Obama nominated the 55-year-old North Carolina native and Harvard Law School graduate to replace outgoing U.S. Attorney General Eric Holder, who announced his resignation in December, pending confirmation of his replacement.

Notable cases she’s overseen in her 30 years as a prosecutor include 7-Eleven owners who exploited undocumented immigrants in what Lynch called a “modern day plantation system,” charging reputed mobsters allegedly involved in the infamous $6-million Lufthansa heist 35 years after the fact and al-Qaeda recruits from LI and beyond—those who plotted to blow up the Long Island Rail Road, subway and The Federal Reserve in New York City, one of Lynch’s prior employers.

She also oversaw prosecutions of four sitting elected lawmakers—three fellow Democrats and one GOP member—including U.S. Rep. Michael Grimm (R-Staten Island) and ex-New York State Senate Majority Leader John Sampson (D-Queens), who were both re-elected last week despite their pending trials. That’s in addition to securing multi-billion-dollar settlements from banks accused of malfeasance and being part of the team that prosecuted an ex-NYPD detective who sodomized Haitian immigrant Abner Louima with a broomstick in ’97.

If confirmed, Lynch would be the first black woman to be appointed the nation’s top law enforcement official. Holder was the first African American and Janet Reno was the first woman. And Lynch, a Democrat who once served as chief of the Eastern District’s Central Islip-based LI office, follows two Republican LI natives who previously held the post: John Newton Mitchell, who served as AG from 1969-72 and Peter Kesiler, who was briefly acting AG in ’07.

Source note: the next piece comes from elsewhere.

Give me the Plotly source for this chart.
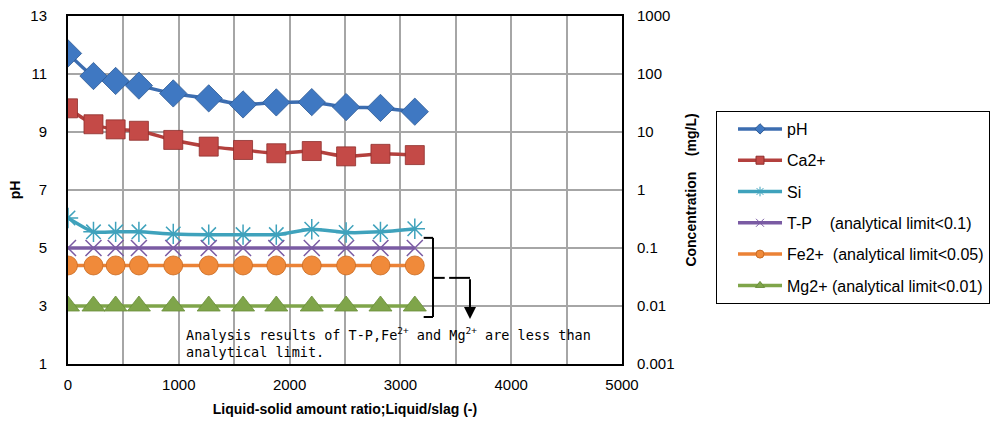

The fact that Republicans won the majority of the U.S. Senate back from the Democrats in the recent midterm elections is not expected to impact her confirmation. She was twice unanimously confirmed by the U.S. Senate—once when President Bill Clinton first appointed her to her current post when the GOP was previously in the majority in ’99 and then when Obama re-appointed her to lead the Eastern District in ’10.

“If I have the honor of being confirmed by the Senate, I will wake up every morning with the protection of the American people my first thought,” said Lynch, adding that she was thrilled and humbled to be nominated. “I will work every day to safeguard our citizens, our liberties, our rights and this great nation.”

U.S. Sen Kirsten Gillibrand (D-NY), Gov. Andrew Cuomo and New York Attorney General Eric Schneiderman all issued statements congratulating Lynch and echoing the presiden’t call for Congress to confirm her.

“Her experience here as a prosecutor and working on terrorism will serve her exceptionally well in Washington,” Gillibrand said.

Schneiderman added: “U.S. Attorney Lynch has time and time again demonstrated her commitment to ensuring there is one set of rules for everyone and to defending the principle of equal justice for all.”